WHAT IS BEING ASKED
Leaving out every picture, copy the lines of the data exactly, from the first through the line containing "3.543,3.594,3.647,3.701,3.758];".

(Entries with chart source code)
(begin)

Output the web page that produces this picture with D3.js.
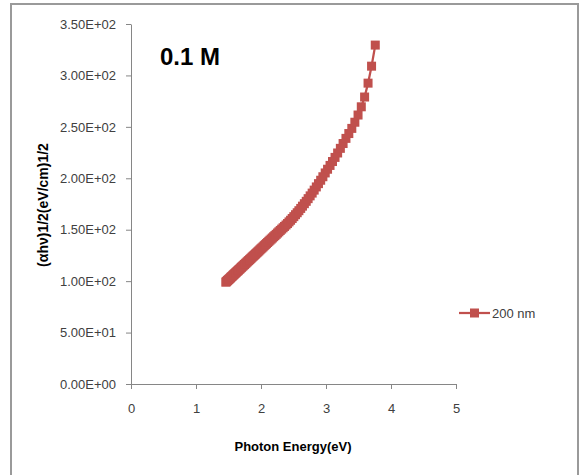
<!DOCTYPE html>
<html>
<head>
<meta charset="utf-8">
<script src="https://cdn.jsdelivr.net/npm/d3@7"></script>
<style>
  body { margin: 0; background: #fff; }
  text { font-family: "Liberation Sans", Arial, sans-serif; fill: #404040; }
</style>
</head>
<body>
<div id="chart"></div>
<script>
var width = 582, height = 475;
var margin = ({top: 24, right: 125, bottom: 91, left: 131});

// photon energy (eV)
var energy = [1.459,1.467,1.476,1.485,1.494,1.503,1.512,1.521,1.531,1.540,
  1.550,1.560,1.570,1.580,1.590,1.600,1.610,1.621,1.632,1.642,
  1.653,1.664,1.676,1.687,1.699,1.710,1.722,1.734,1.746,1.759,
  1.771,1.784,1.797,1.810,1.824,1.837,1.851,1.865,1.879,1.893,
  1.908,1.922,1.938,1.953,1.968,1.984,2.000,2.016,2.033,2.050,
  2.067,2.084,2.102,2.120,2.138,2.157,2.175,2.195,2.214,2.234,
  2.255,2.275,2.296,2.318,2.340,2.362,2.385,2.408,2.431,2.455,
  2.480,2.505,2.531,2.557,2.583,2.611,2.638,2.667,2.696,2.725,
  2.756,2.787,2.818,2.851,2.884,2.918,2.952,2.988,3.024,3.062,
  3.100,3.139,3.179,3.221,3.263,3.307,3.351,3.397,3.444,3.493,
  3.543,3.594,3.647,3.701,3.758];

// (ahv)^1/2 values, 200 nm film
var tauc200 = [99.0,99.5,100.0,100.6,101.1,101.6,102.2,102.7,103.3,103.9,
  104.5,105.1,105.7,106.3,106.9,107.5,108.1,108.7,109.4,110.0,
  110.6,111.3,112.0,112.7,113.4,114.1,114.8,115.5,116.2,117.0,
  117.7,118.5,119.3,120.1,120.9,121.7,122.5,123.4,124.2,125.0,
  125.9,126.8,127.7,128.6,129.5,130.5,131.5,132.4,133.4,134.5,
  135.5,136.5,137.6,138.7,139.8,140.9,142.0,143.2,144.3,145.5,
  146.8,148.0,149.3,150.6,151.9,153.2,154.6,156.0,157.6,159.2,
  160.9,162.7,164.6,166.5,168.5,170.7,172.9,175.3,177.6,180.2,
  182.9,185.6,188.5,191.6,194.8,198.1,201.5,205.2,208.8,212.5,
  216.3,220.3,224.6,229.1,233.8,238.8,243.5,248.5,254.5,261.5,
  269.5,279.0,292.5,309.0,329.5];

var xTicks = [0, 1, 2, 3, 4, 5];
var xTickLabels = ["0", "1", "2", "3", "4", "5"];
var yTicks = [0, 50, 100, 150, 200, 250, 300, 350];
var yTickLabels = ["0.00E+00","5.00E+01","1.00E+02","1.50E+02","2.00E+02","2.50E+02","3.00E+02","3.50E+02"];
var seriesName = "200 nm";
var red = "#c0504d";

var svg = d3.select("#chart").append("svg")
  .attr("width", width)
  .attr("height", height);

// chart frame
svg.append("rect")
  .attr("x", 11).attr("y", 4)
  .attr("width", 567).attr("height", 490)
  .attr("fill", "none")
  .attr("stroke", "#9a9a9a")
  .attr("stroke-width", 2);

var x = d3.scaleLinear().domain([0, 5]).range([margin.left, width - margin.right - 1]);
var y = d3.scaleLinear().domain([0, 350]).range([height - margin.bottom, margin.top]);

var xAxis = g => g
  .attr("transform", `translate(0,${y(0)})`)
  .call(d3.axisBottom(x).tickValues(xTicks).tickSize(5).tickSizeOuter(0).tickPadding(15)
    .tickFormat((d, i) => xTickLabels[i]))
  .call(g => g.selectAll("line, path").attr("stroke", "#868686"))
  .call(g => g.selectAll("text").attr("font-size", 13).attr("fill", "#404040")
    .attr("font-family", "Liberation Sans, Arial, sans-serif"));

var yAxis = g => g
  .attr("transform", `translate(${x(0)},0)`)
  .call(d3.axisLeft(y).tickValues(yTicks).tickSize(5).tickSizeOuter(0).tickPadding(10)
    .tickFormat((d, i) => yTickLabels[i]))
  .call(g => g.selectAll("line, path").attr("stroke", "#868686"))
  .call(g => g.selectAll("text").attr("font-size", 13).attr("fill", "#404040")
    .attr("font-family", "Liberation Sans, Arial, sans-serif"));

svg.append("g").call(xAxis);
svg.append("g").call(yAxis);

var pts = energy.map((e, i) => [e, tauc200[i]]);

var line = d3.line()
  .x(d => x(d[0]))
  .y(d => y(d[1]));

svg.append("path")
  .datum(pts)
  .attr("fill", "none")
  .attr("stroke", red)
  .attr("stroke-width", 2.25)
  .attr("d", line);

svg.append("g").selectAll("rect")
  .data(pts)
  .join("rect")
    .attr("x", d => x(d[0]) - 4.5)
    .attr("y", d => y(d[1]) - 4.5)
    .attr("width", 9)
    .attr("height", 9)
    .attr("fill", red);

// label inside plot
svg.append("text")
  .attr("x", 160).attr("y", 65)
  .attr("font-size", 24)
  .attr("font-weight", "bold")
  .style("fill", "#000")
  .text("0.1 M");

// axis titles
svg.append("text")
  .attr("x", 293).attr("y", 451)
  .attr("text-anchor", "middle")
  .attr("font-size", 13)
  .attr("font-weight", "bold")
  .style("fill", "#000")
  .text("Photon Energy(eV)");

svg.append("text")
  .attr("transform", "translate(48,205) rotate(-90)")
  .attr("text-anchor", "middle")
  .attr("font-size", 14)
  .attr("font-weight", "bold")
  .style("fill", "#000")
  .text("(\u03b1h\u03bd)1/2(eV/cm)1/2");

// legend
var lg = svg.append("g").attr("transform", "translate(459,313)");
lg.append("line")
  .attr("x1", 0).attr("x2", 31)
  .attr("stroke", red).attr("stroke-width", 2.25);
lg.append("rect")
  .attr("x", 11).attr("y", -4.5).attr("width", 9).attr("height", 9)
  .attr("fill", red);
lg.append("text")
  .attr("x", 33).attr("y", 4.5)
  .attr("font-size", 13)
  .text(seriesName);
</script>
</body>
</html>
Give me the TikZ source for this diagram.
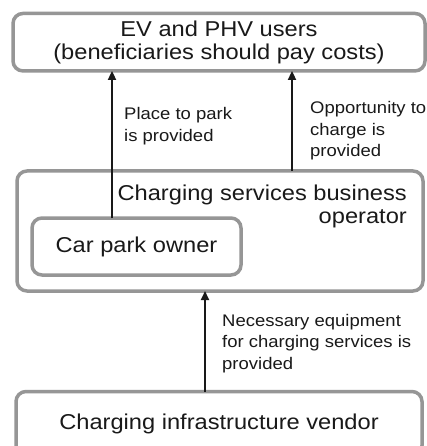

(end)

ANSWER TO THE TASK
Output the web page that produces this picture with D3.js.
<!DOCTYPE html>
<html>
<head>
<meta charset="utf-8">
<script src="https://cdn.jsdelivr.net/npm/d3@7"></script>
<style>
  body { margin: 0; background: #fff; }
  text { font-family: "Liberation Sans", Arial, sans-serif; fill: #404040; }
</style>
</head>
<body>
<div id="chart"></div>
<script>
var width = 582, height = 475;
var margin = ({top: 24, right: 125, bottom: 91, left: 131});

// photon energy (eV)
var energy = [1.459,1.467,1.476,1.485,1.494,1.503,1.512,1.521,1.531,1.540,
  1.550,1.560,1.570,1.580,1.590,1.600,1.610,1.621,1.632,1.642,
  1.653,1.664,1.676,1.687,1.699,1.710,1.722,1.734,1.746,1.759,
  1.771,1.784,1.797,1.810,1.824,1.837,1.851,1.865,1.879,1.893,
  1.908,1.922,1.938,1.953,1.968,1.984,2.000,2.016,2.033,2.050,
  2.067,2.084,2.102,2.120,2.138,2.157,2.175,2.195,2.214,2.234,
  2.255,2.275,2.296,2.318,2.340,2.362,2.385,2.408,2.431,2.455,
  2.480,2.505,2.531,2.557,2.583,2.611,2.638,2.667,2.696,2.725,
  2.756,2.787,2.818,2.851,2.884,2.918,2.952,2.988,3.024,3.062,
  3.100,3.139,3.179,3.221,3.263,3.307,3.351,3.397,3.444,3.493,
  3.543,3.594,3.647,3.701,3.758];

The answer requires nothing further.